About 6,000 of the 95-gallon cans will be distributed during the initial phase of the program, which is being made possible by a $420,000 grant from a recycling-focused nonprofit. The first round of carts will focus on neighborhoods with alley trash pickup throughout the city. Recipients will receive postcards in the mail letting them know the carts are coming.

City officials say there will be no fee increase as a result, and the program could save the city money when fully implemented.

The City Council is scheduled to vote on accepting the grant next month, and the rollout of the carts, which will be equipped with electronic tracking tags, is expected to begin shortly thereafter.

“It’ll be citywide by the end of 2015,” said Sharon North, spokeswoman for the city’s Department of Public Works.

Richmond was awarded the grant in August by the Curbside Value Partnership, an Arlington County-based nonprofit sponsored by Coca-Cola, Anheuser-Busch and other corporations and trade associations with a financial interest in recycled materials.

Karen Bandhauer, project director for the CVP, said the partnership is an example of how a “relatively small amount of private dollars can really spur significant change in the community.”

“It’s making something happen much quicker than it would have happened otherwise,” Bandhauer said. “We think it’s a great example of how the private sector and the public sector can work together and do something that’s really beneficial.”

The CVP website says the first 10 years of the Richmond program would save 143,500 metric tons of equivalent carbon dioxide, which would have the same effect on greenhouse gas emissions as taking 30,211 passenger vehicles off the road, according to the U.S. Environmental Protection Agency website.

The recovered material also would have an estimated economic value of $6.5 million.

Richmond is one of three initial cities partnering with the nonprofit to boost recycling efforts through a recently launched initiative that grew out of another organization called the Southeast Recycling Development Council. The other cities are Columbia, S.C., and Florence, Ala. A fourth city is expected to be named soon.

“We were looking for communities where we felt like we had a good opportunity to prove this model and have successes,” Bandhauer said.

From the initial funding, $350,000 will be used to purchase carts. An additional $70,000 will be used for an outreach and public relations campaign. The nonprofit will support the implementation with in-kind services valued at $139,000.

The Central Virginia Waste Management Authority administers recycling programs for the Richmond region.

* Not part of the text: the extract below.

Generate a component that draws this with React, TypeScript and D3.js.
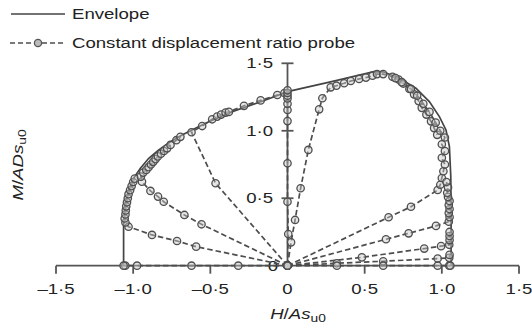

Kim Hynes, executive director of the CVWMA, said the town of Ashland and some localities in the Tri-Cities area already use cart-based recycling, but Richmond will be the largest locality in the region to make the change.

“We’re excited to get it rolling,” Hynes said.

The total cost to roll out the carts to the entire city, about 61,000 households, is estimated at $3.2 million. Although the new recycling program will be more expensive to operate, city officials say it will actually save $26,000 per year by reducing expenses related to solid-waste collection.

“The more they can get out of the waste stream, the less they have to dispose of or haul to a landfill,” Hynes said. “It should help them out quite a bit.”

Pickup days for trash and recycling will not change, according to the city. The new carts will be picked up wherever trash cans are picked up.

Once the program is up and running, the smaller, 18-gallon bins will no longer be emptied.

The new receptacles will be green with blue lids to distinguish them from regular trash cans.

City documents suggest the program will be linked to future efforts to incentivize recycling by charging residents based on how much trash they throw away, also known as pay-as-you-throw, but North said there are no immediate plans to implement that system in Richmond.